TypeScript: Implement a Stack

1. Introduction

A stack is a fundamental data structure that allows operations at one end, often referred to as the "top". The stack operates under the Last In First Out (LIFO) principle. In this tutorial, we'll create a basic stack in TypeScript, utilizing its type-checking capabilities for added robustness.

2. Program Overview

The stack will support three primary operations:

1. push: To add an element to the top.

2. pop: To remove and return the top element.

3. peek: To view the top element without removing it.

We'll use an array to back our stack implementation and TypeScript interfaces to ensure type safety.

3. Code Program

// Define the Stack class and its methods
class Stack<T> {
    private items: T[] = []; // Initialize an empty array to store stack items

    // Pushes a new item onto the stack
    push(element: T): void {
        this.items.push(element);
    }

    // Pops the top item off the stack and returns it
    pop(): T | undefined {
        return this.items.pop();
    }

    // Views the top item without popping it
    peek(): T | undefined {
        return this.items[this.items.length - 1];
    }

    // Checks if the stack is empty
    isEmpty(): boolean {
        return this.items.length === 0;
    }

    // Returns the size of the stack
    size(): number {
        return this.items.length;
    }
}

// Test the Stack class
const numberStack = new Stack<number>();
console.log("Pushing 5 onto the stack");
numberStack.push(5);
console.log("Pushing 8 onto the stack");
numberStack.push(8);
console.log(`Top element: ${numberStack.peek()}`);
console.log(`Popped element: ${numberStack.pop()}`);
console.log(`Stack size: ${numberStack.size()}`);

Output:

Pushing 5 onto the stack
Pushing 8 onto the stack
Top element: 8
Popped element: 8
Stack size: 1

4. Step By Step Explanation

1. We start by defining a generic Stack class. The <T> syntax means this class can be used with any type T, such as numbers, strings, or even custom objects.

2. Our stack class contains a private array called items that will store our stack's contents.

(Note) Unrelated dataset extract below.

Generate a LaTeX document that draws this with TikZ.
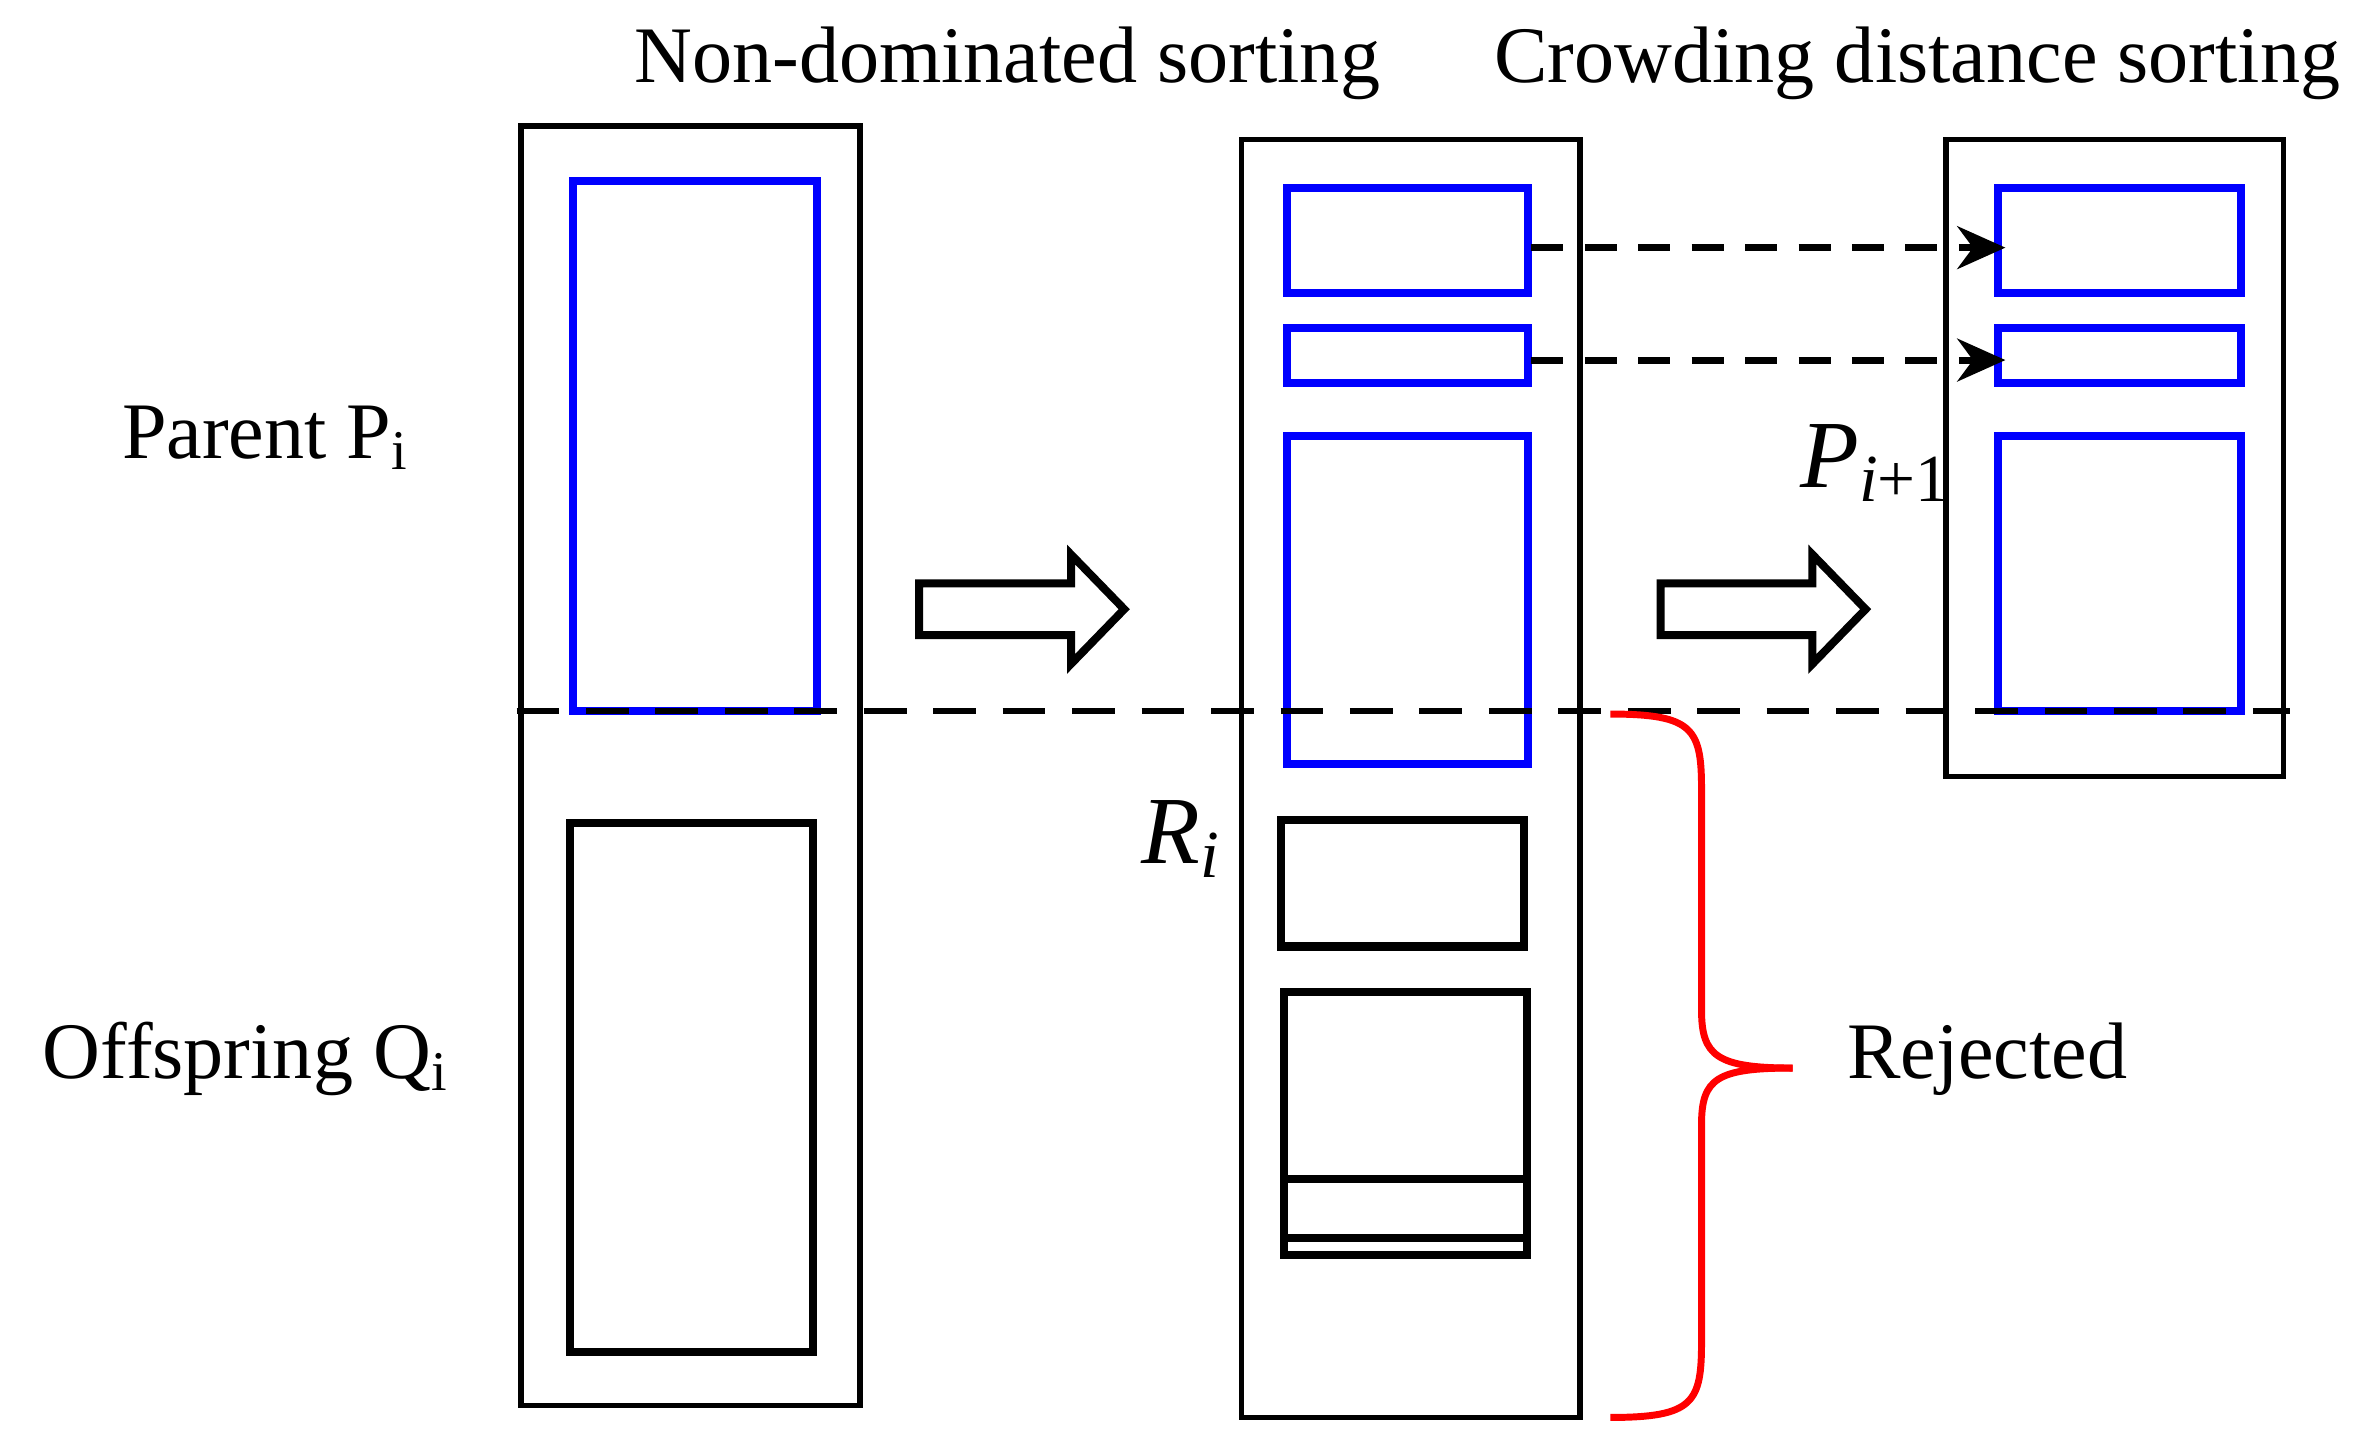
\documentclass[tikz,border=0pt]{standalone}
\usepackage{fontspec}
\setmainfont{Liberation Serif}
\usetikzlibrary{arrows.meta}
\begin{document}
\begin{tikzpicture}[x=0.01cm,y=-0.01cm,
  outer/.style={draw=black,line width=1pt},
  blu/.style={draw=blue,line width=1.5pt},
  blk/.style={draw=black,line width=1.5pt},
  hollow/.style={draw=black,line width=1.5pt,fill=white,line join=miter},
  dar/.style={line width=1.3pt,dash pattern=on 6pt off 4pt,-{Stealth[length=9pt,width=8pt]}},
  lab/.style={font=\fontsize{15}{18}\selectfont,inner sep=0pt},
  mlab/.style={font=\fontsize{18}{21}\selectfont,inner sep=0pt}]
\useasboundingbox (0,0) rectangle (1560,957);
% left
\draw[outer] (343,83) rectangle (566,925);
\draw[blu] (377,119) rectangle (538,468);
\draw[blk] (375,542) rectangle (535,890);
% middle
\draw[outer] (817,92) rectangle (1040,933);
\draw[blu] (847,124) rectangle (1006,193);
\draw[blu] (847,216) rectangle (1006,252);
\draw[blu] (847,287) rectangle (1006,503);
\draw[blk] (843,540) rectangle (1003,623);
\draw[blk] (845,653) rectangle (1005,826);
\draw[blk] (845,776) -- (1005,776);
\draw[blk] (845,815) -- (1005,815);
% right
\draw[outer] (1281,92) rectangle (1503,511);
\draw[blu] (1315,124) rectangle (1475,193);
\draw[blu] (1315,216) rectangle (1475,252);
\draw[blu] (1315,287) rectangle (1475,468);
% dashed line
\draw[black,line width=1.3pt,dash pattern=on 8pt off 5pt] (340,468) -- (1507,468);
% dashed arrows
\coordinate (a1) at (1008,163); \coordinate (b1) at (1320,163);
\coordinate (a2) at (1008,237); \coordinate (b2) at (1320,237);
\draw[dar] (a1) -- (b1);
\draw[dar] (a2) -- (b2);
% hollow arrows
\draw[hollow] (605,384) -- (705,384) -- (705,365) -- (740,401) -- (705,437) -- (705,418) -- (605,418) -- cycle;
\draw[hollow] (1093,384) -- (1193,384) -- (1193,365) -- (1228,401) -- (1193,437) -- (1193,418) -- (1093,418) -- cycle;
% brace
\draw[red,line width=1.3pt] (1060,470) .. controls (1115,470) and (1120,480) .. (1120,520) -- (1120,665) .. controls (1120,695) and (1130,703) .. (1180,703);
\draw[red,line width=1.3pt] (1060,933) .. controls (1115,933) and (1120,923) .. (1120,883) -- (1120,740) .. controls (1120,710) and (1130,703) .. (1180,703);
% texts
\node[lab] (t1) at (663,42) {Non-dominated sorting};
\node[lab] (t2) at (1262,42) {Crowding distance sorting};
\node[lab] (t3) at (175,288) {Parent P\textsubscript{i}};
\node[lab] (t4) at (162,697) {Offspring Q\textsubscript{i}};
\node[mlab] (t5) at (778,552) {\textit{R}\textsubscript{\textit{i}}};
\node[mlab] (t6) at (1235,305) {\textit{P}\textsubscript{\textit{i}+1}};
\node[lab] (t7) at (1308,697) {Rejected};
\end{tikzpicture}
\end{document}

3. The push method adds an item to the end of the items array.

4. The pop method removes and returns the last item from the items array, which represents the top of the stack.

5. The peek method returns the last item of the items array without removing it, offering a view of the stack's top.

6. The isEmpty method determines if the stack is devoid of elements.

7. The size method reports how many elements the stack holds.

8. Finally, we test our stack with some numbers, pushing them onto the stack, peeping at the top, and popping elements off, illustrating the LIFO behavior.